Later in the day, Jaitley said at a separate event, “It’s not necessary for everyone to speak out of turn. LIC is a shareholder and its chairman has already spoken to you...As far as government is concerned, we are closely in touch and monitoring the situation.”
Sources told Business Standard that the option was discussed by the LIC and SBI chairmen in the meeting, among other issues related to IL&FS.
The RBI will consider ways to infuse more liquidity into the financial markets, and the government will consider solutions to the pending clearances and payments by central agencies for infrastructure projects in which IL&FS has a stake.
“It is a vicious cycle. Government agencies do not pay on time, rendering the projects unviable.

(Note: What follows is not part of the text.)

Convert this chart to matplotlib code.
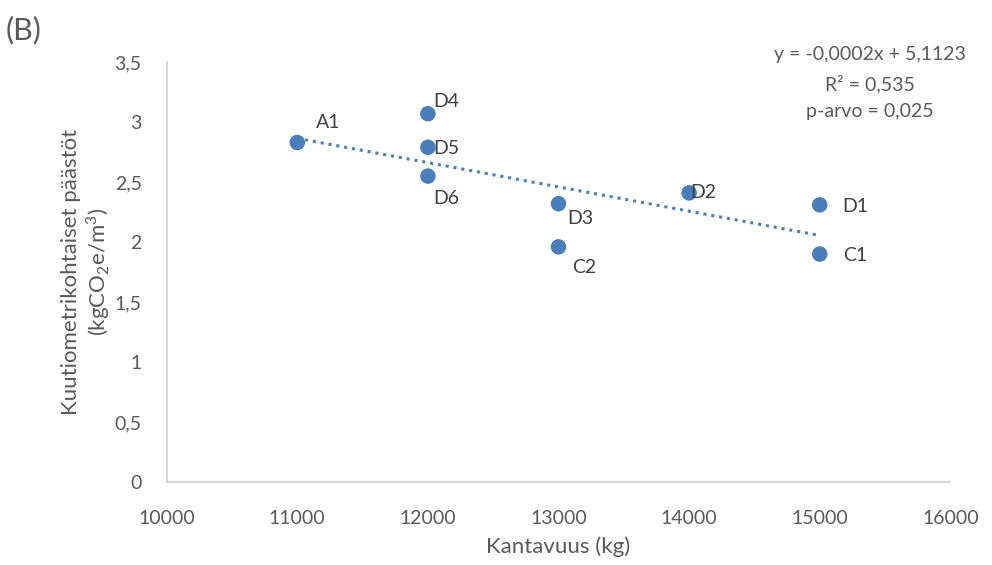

"Infrastructure finance companies with stakes in these projects default on their debt obligations and that leads to a liquidity situation in the markets,” an official said.
IL&FS has made arbitration claims worth nearly Rs 70 billion against the National Highways Authority of India (NHAI).
In a letter to its employees, IL&FS claimed that if funds worth Rs 160 billion stuck with concession authorities were released on time, it would not have landed in this mess.
Another official said that cutting banks’ cash reserve ratio (CRR), or the amount of funds they set aside with the RBI, was among options that the central bank could look at to improve liquidity in the system.
The central bank could also consider buying more bonds from the open market and open a special window for mutual funds to inject liquidity.
IL&FS has been facing liquidity issues for some time and is staring at mismatch between loan repayments worth Rs 25,000 crore in the next one year and sagging cash flows.
It had defaulted on a Rs 10 billion debt from Sidbi earlier this month.
On September 14, it again defaulted on a repayment of Rs 100 crore worth of commercial paper and the next day, it defaulted on Rs 80 crore inter-corporate deposits (ICDs).
The planned sale of assets by IL&FS may not receive a good response due to lack of investor interest, say analysts.
The IL&FS management is also talking to its second-largest shareholder, Orix Corporation of Japan, to infuse more funds into the company - in case any shareholder backs out during the rights issue.